** start Source material **
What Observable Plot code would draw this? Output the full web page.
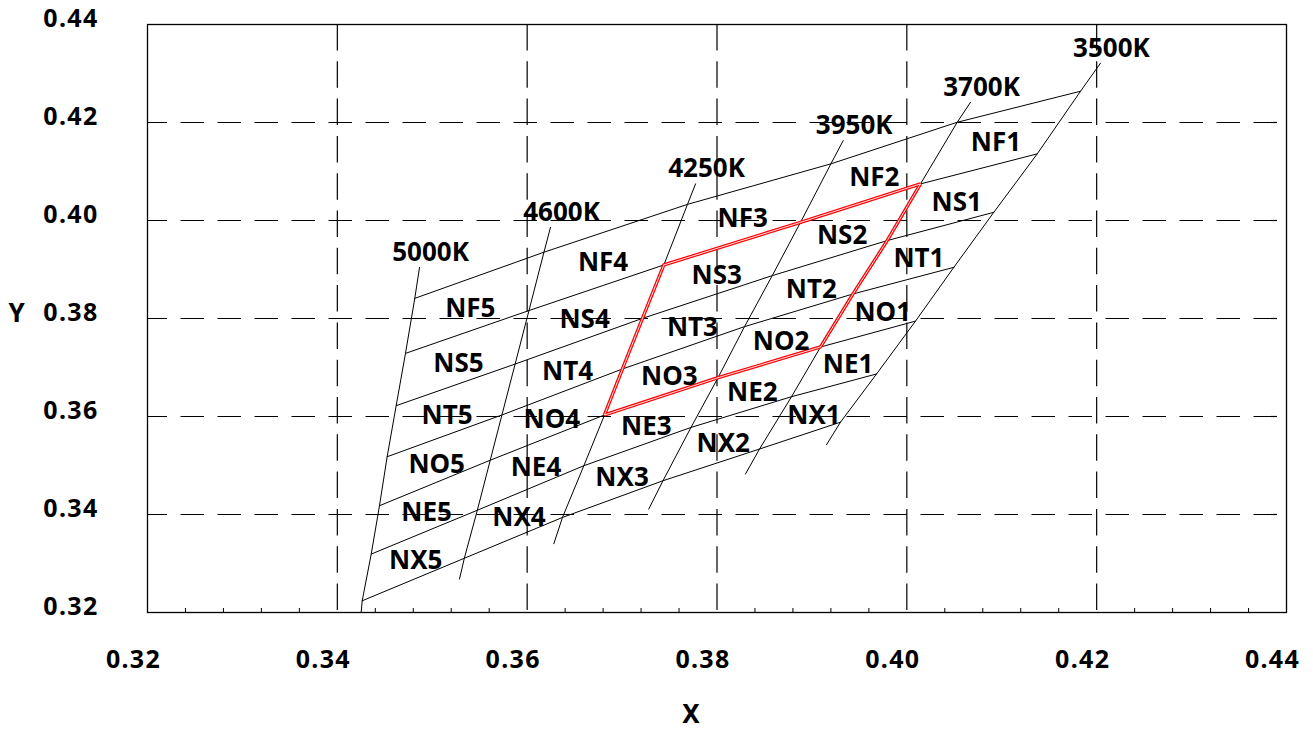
<!DOCTYPE html>
<html>
<head>
<meta charset="utf-8">
<script src="https://cdn.jsdelivr.net/npm/d3@7"></script>
<script src="https://cdn.jsdelivr.net/npm/@observablehq/plot@0.6"></script>
<style>
  html, body { margin: 0; padding: 0; background: #fff; }
  #chart svg { display: block; }
  #chart g[aria-label="x-axis tick label"] text,
  #chart g[aria-label="y-axis tick label"] text { letter-spacing: 1.3px; }
</style>
</head>
<body>
<div id="chart"></div>
<script>
// ---- data (CIE x, y) ----
const cctNames = ["5000K", "4600K", "4250K", "3950K", "3700K", "3500K"];
const rowCodes = ["F", "S", "T", "O", "E", "X"];
const colNumbers = [5, 4, 3, 2, 1];

// bin-boundary vertices on each CCT line, boundaries 0..6 from top to bottom
const x5000K = [0.34816, 0.34718, 0.34620, 0.34525, 0.34444, 0.34357, 0.34262];
const y5000K = [0.38411, 0.37288, 0.36221, 0.35179, 0.34179, 0.33192, 0.32239];
const x4600K = [0.36177, 0.36019, 0.35873, 0.35734, 0.35611, 0.35475, 0.35338];
const y4600K = [0.39353, 0.38162, 0.37070, 0.36031, 0.35108, 0.34087, 0.33107];
const x4250K = [0.37689, 0.37440, 0.37215, 0.37004, 0.36815, 0.36597, 0.36372];
const y4250K = [0.40329, 0.39093, 0.38003, 0.36970, 0.36031, 0.34995, 0.33940];
const x3950K = [0.39200, 0.38880, 0.38582, 0.38290, 0.38011, 0.37726, 0.37431];
const y3950K = [0.41156, 0.39963, 0.38875, 0.37834, 0.36792, 0.35777, 0.34689];
const x3700K = [0.40531, 0.40144, 0.39793, 0.39433, 0.39091, 0.38785, 0.38448];
const y3700K = [0.42005, 0.40747, 0.39590, 0.38501, 0.37419, 0.36404, 0.35336];
const x3500K = [0.41830, 0.41374, 0.40916, 0.40495, 0.40091, 0.39681, 0.39301];
const y3500K = [0.42638, 0.41360, 0.40167, 0.39044, 0.37946, 0.36868, 0.35884];

// ends of each CCT line (extensions beyond the bins)
const cctTopX    = [0.34866, 0.36246, 0.37774, 0.39330, 0.40671, 0.42040];
const cctTopY    = [0.39044, 0.39861, 0.40747, 0.41632, 0.42413, 0.43210];
const cctBottomX = [0.34251, 0.35287, 0.36281, 0.37281, 0.38300, 0.39154];
const cctBottomY = [0.32000, 0.32682, 0.33403, 0.34111, 0.34826, 0.35424];

// highlighted (red) region: CCT lines 4250K..3700K, boundaries 1..4
const highlightCct = ["4250K", "3700K"];
const highlightRows = [1, 4];

const majorTicks = [0.32, 0.34, 0.36, 0.38, 0.40, 0.42, 0.44];
const gridTicks = [0.34, 0.36, 0.38, 0.40, 0.42];
const minorTicks = d3.range(1, 30).filter(i => i % 5 !== 0).map(i => 0.32 + i * 0.004);

// ---- build tables ----
const VX = [x5000K, x4600K, x4250K, x3950K, x3700K, x3500K];
const VY = [y5000K, y4600K, y4250K, y3950K, y3700K, y3500K];

const binPts = [];
for (let r = 0; r < 7; r++) for (let c = 0; c < 6; c++) binPts.push({row: r, x: VX[c][r], y: VY[c][r]});

const cctPts = [];
cctNames.forEach((name, c) => {
  cctPts.push({cct: name, x: cctTopX[c], y: cctTopY[c]});
  for (let r = 0; r < 7; r++) cctPts.push({cct: name, x: VX[c][r], y: VY[c][r]});
  cctPts.push({cct: name, x: cctBottomX[c], y: cctBottomY[c]});
});

const cctLabelData = cctNames.map((name, c) => ({name, x: cctTopX[c], y: cctTopY[c]}));

const cells = [];
for (let c = 0; c < 5; c++) for (let r = 0; r < 6; r++) {
  cells.push({
    label: "N" + rowCodes[r] + colNumbers[c],
    x: (VX[c][r] + VX[c][r + 1] + VX[c + 1][r] + VX[c + 1][r + 1]) / 4,
    y: (VY[c][r] + VY[c][r + 1] + VY[c + 1][r] + VY[c + 1][r + 1]) / 4
  });
}

const c0 = cctNames.indexOf(highlightCct[0]), c1 = cctNames.indexOf(highlightCct[1]);
const [rTop, rBot] = highlightRows;
const redPts = [];
for (let c = c0; c <= c1; c++) redPts.push({x: VX[c][rTop], y: VY[c][rTop]});
for (let r = rTop + 1; r <= rBot; r++) redPts.push({x: VX[c1][r], y: VY[c1][r]});
for (let c = c1 - 1; c >= c0; c--) redPts.push({x: VX[c][rBot], y: VY[c][rBot]});
for (let r = rBot - 1; r >= rTop; r--) redPts.push({x: VX[c0][r], y: VY[c0][r]});

const fmt = d3.format(".2f");

const chart = Plot.plot({
  width: 1313,
  height: 731,
  marginLeft: 147,
  marginRight: 27,
  marginTop: 24,
  marginBottom: 119,
  x: {domain: [0.32, 0.44]},
  y: {domain: [0.32, 0.44]},
  style: {fontFamily: "'Noto Sans', 'Open Sans', sans-serif", fontSize: "25px", fontWeight: "bold", color: "#000", background: "#fff"},
  marks: [
    Plot.ruleY(gridTicks, {y: d => d, strokeDasharray: "23.5,13.5", strokeDashoffset: 3.5, strokeWidth: 1.2}),
    Plot.ruleX(gridTicks, {x: d => d, strokeDasharray: "26.5,10.8", strokeWidth: 1.2}),
    Plot.line(binPts, {x: "x", y: "y", z: "row", stroke: "#000", strokeWidth: 1}),
    Plot.line(cctPts, {x: "x", y: "y", z: "cct", stroke: "#000", strokeWidth: 1}),
    Plot.line(redPts, {x: "x", y: "y", stroke: "#ff0000", strokeWidth: 3.4, strokeLinejoin: "miter"}),
    Plot.line(redPts, {x: "x", y: "y", stroke: "#ffffff", strokeWidth: 0.9, strokeLinejoin: "miter"}),
    Plot.text(cctLabelData, {x: "x", y: "y", text: "name", dx: 11, dy: -15, fill: "#000", fontSize: 26}),
    Plot.text(cells, {x: "x", y: "y", text: "label", dx: -3, dy: 5, fill: "#000", fontSize: 26}),
    Plot.frame({stroke: "#000", strokeWidth: 1.3}),
    Plot.axisX(minorTicks, {tickSize: -4, tickFormat: () => "", label: null}),
    Plot.axisX(majorTicks, {tickSize: 0, tickPadding: 38, dx: -14, tickFormat: fmt, label: null}),
    Plot.axisY(majorTicks, {tickSize: 0, tickPadding: 49, dy: -6, tickFormat: fmt, label: null}),
    Plot.text(["X"], {text: d => d, frameAnchor: "bottom", dx: -26, dy: 110, fill: "#000", fontSize: 26}),
    Plot.text(["Y"], {text: d => d, frameAnchor: "left", dx: -139, dy: -5, fill: "#000", fontSize: 26})
  ]
});
document.getElementById("chart").appendChild(chart);
</script>
</body>
</html>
** end Source material **
Copy each line above precisely, dropping the pictures.

Result below
What Observable Plot code would draw this? Output the full web page.
<!DOCTYPE html>
<html>
<head>
<meta charset="utf-8">
<script src="https://cdn.jsdelivr.net/npm/d3@7"></script>
<script src="https://cdn.jsdelivr.net/npm/@observablehq/plot@0.6"></script>
<style>
  html, body { margin: 0; padding: 0; background: #fff; }
  #chart svg { display: block; }
  #chart g[aria-label="x-axis tick label"] text,
  #chart g[aria-label="y-axis tick label"] text { letter-spacing: 1.3px; }
</style>
</head>
<body>
<div id="chart"></div>
<script>
// ---- data (CIE x, y) ----
const cctNames = ["5000K", "4600K", "4250K", "3950K", "3700K", "3500K"];
const rowCodes = ["F", "S", "T", "O", "E", "X"];
const colNumbers = [5, 4, 3, 2, 1];

// bin-boundary vertices on each CCT line, boundaries 0..6 from top to bottom
const x5000K = [0.34816, 0.34718, 0.34620, 0.34525, 0.34444, 0.34357, 0.34262];
const y5000K = [0.38411, 0.37288, 0.36221, 0.35179, 0.34179, 0.33192, 0.32239];
const x4600K = [0.36177, 0.36019, 0.35873, 0.35734, 0.35611, 0.35475, 0.35338];
const y4600K = [0.39353, 0.38162, 0.37070, 0.36031, 0.35108, 0.34087, 0.33107];
const x4250K = [0.37689, 0.37440, 0.37215, 0.37004, 0.36815, 0.36597, 0.36372];
const y4250K = [0.40329, 0.39093, 0.38003, 0.36970, 0.36031, 0.34995, 0.33940];
const x3950K = [0.39200, 0.38880, 0.38582, 0.38290, 0.38011, 0.37726, 0.37431];
const y3950K = [0.41156, 0.39963, 0.38875, 0.37834, 0.36792, 0.35777, 0.34689];
const x3700K = [0.40531, 0.40144, 0.39793, 0.39433, 0.39091, 0.38785, 0.38448];
const y3700K = [0.42005, 0.40747, 0.39590, 0.38501, 0.37419, 0.36404, 0.35336];
const x3500K = [0.41830, 0.41374, 0.40916, 0.40495, 0.40091, 0.39681, 0.39301];
const y3500K = [0.42638, 0.41360, 0.40167, 0.39044, 0.37946, 0.36868, 0.35884];

// ends of each CCT line (extensions beyond the bins)
const cctTopX    = [0.34866, 0.36246, 0.37774, 0.39330, 0.40671, 0.42040];
const cctTopY    = [0.39044, 0.39861, 0.40747, 0.41632, 0.42413, 0.43210];
const cctBottomX = [0.34251, 0.35287, 0.36281, 0.37281, 0.38300, 0.39154];
const cctBottomY = [0.32000, 0.32682, 0.33403, 0.34111, 0.34826, 0.35424];

// highlighted (red) region: CCT lines 4250K..3700K, boundaries 1..4
const highlightCct = ["4250K", "3700K"];
const highlightRows = [1, 4];

const majorTicks = [0.32, 0.34, 0.36, 0.38, 0.40, 0.42, 0.44];
const gridTicks = [0.34, 0.36, 0.38, 0.40, 0.42];
const minorTicks = d3.range(1, 30).filter(i => i % 5 !== 0).map(i => 0.32 + i * 0.004);

// ---- build tables ----
const VX = [x5000K, x4600K, x4250K, x3950K, x3700K, x3500K];
const VY = [y5000K, y4600K, y4250K, y3950K, y3700K, y3500K];

const binPts = [];
for (let r = 0; r < 7; r++) for (let c = 0; c < 6; c++) binPts.push({row: r, x: VX[c][r], y: VY[c][r]});

const cctPts = [];
cctNames.forEach((name, c) => {
  cctPts.push({cct: name, x: cctTopX[c], y: cctTopY[c]});
  for (let r = 0; r < 7; r++) cctPts.push({cct: name, x: VX[c][r], y: VY[c][r]});
  cctPts.push({cct: name, x: cctBottomX[c], y: cctBottomY[c]});
});

const cctLabelData = cctNames.map((name, c) => ({name, x: cctTopX[c], y: cctTopY[c]}));

const cells = [];
for (let c = 0; c < 5; c++) for (let r = 0; r < 6; r++) {
  cells.push({
    label: "N" + rowCodes[r] + colNumbers[c],
    x: (VX[c][r] + VX[c][r + 1] + VX[c + 1][r] + VX[c + 1][r + 1]) / 4,
    y: (VY[c][r] + VY[c][r + 1] + VY[c + 1][r] + VY[c + 1][r + 1]) / 4
  });
}

const c0 = cctNames.indexOf(highlightCct[0]), c1 = cctNames.indexOf(highlightCct[1]);
const [rTop, rBot] = highlightRows;
const redPts = [];
for (let c = c0; c <= c1; c++) redPts.push({x: VX[c][rTop], y: VY[c][rTop]});
for (let r = rTop + 1; r <= rBot; r++) redPts.push({x: VX[c1][r], y: VY[c1][r]});
for (let c = c1 - 1; c >= c0; c--) redPts.push({x: VX[c][rBot], y: VY[c][rBot]});
for (let r = rBot - 1; r >= rTop; r--) redPts.push({x: VX[c0][r], y: VY[c0][r]});

const fmt = d3.format(".2f");

const chart = Plot.plot({
  width: 1313,
  height: 731,
  marginLeft: 147,
  marginRight: 27,
  marginTop: 24,
  marginBottom: 119,
  x: {domain: [0.32, 0.44]},
  y: {domain: [0.32, 0.44]},
  style: {fontFamily: "'Noto Sans', 'Open Sans', sans-serif", fontSize: "25px", fontWeight: "bold", color: "#000", background: "#fff"},
  marks: [
    Plot.ruleY(gridTicks, {y: d => d, strokeDasharray: "23.5,13.5", strokeDashoffset: 3.5, strokeWidth: 1.2}),
    Plot.ruleX(gridTicks, {x: d => d, strokeDasharray: "26.5,10.8", strokeWidth: 1.2}),
    Plot.line(binPts, {x: "x", y: "y", z: "row", stroke: "#000", strokeWidth: 1}),
    Plot.line(cctPts, {x: "x", y: "y", z: "cct", stroke: "#000", strokeWidth: 1}),
    Plot.line(redPts, {x: "x", y: "y", stroke: "#ff0000", strokeWidth: 3.4, strokeLinejoin: "miter"}),
    Plot.line(redPts, {x: "x", y: "y", stroke: "#ffffff", strokeWidth: 0.9, strokeLinejoin: "miter"}),
    Plot.text(cctLabelData, {x: "x", y: "y", text: "name", dx: 11, dy: -15, fill: "#000", fontSize: 26}),
    Plot.text(cells, {x: "x", y: "y", text: "label", dx: -3, dy: 5, fill: "#000", fontSize: 26}),
    Plot.frame({stroke: "#000", strokeWidth: 1.3}),
    Plot.axisX(minorTicks, {tickSize: -4, tickFormat: () => "", label: null}),
    Plot.axisX(majorTicks, {tickSize: 0, tickPadding: 38, dx: -14, tickFormat: fmt, label: null}),
    Plot.axisY(majorTicks, {tickSize: 0, tickPadding: 49, dy: -6, tickFormat: fmt, label: null}),
    Plot.text(["X"], {text: d => d, frameAnchor: "bottom", dx: -26, dy: 110, fill: "#000", fontSize: 26}),
    Plot.text(["Y"], {text: d => d, frameAnchor: "left", dx: -139, dy: -5, fill: "#000", fontSize: 26})
  ]
});
document.getElementById("chart").appendChild(chart);
</script>
</body>
</html>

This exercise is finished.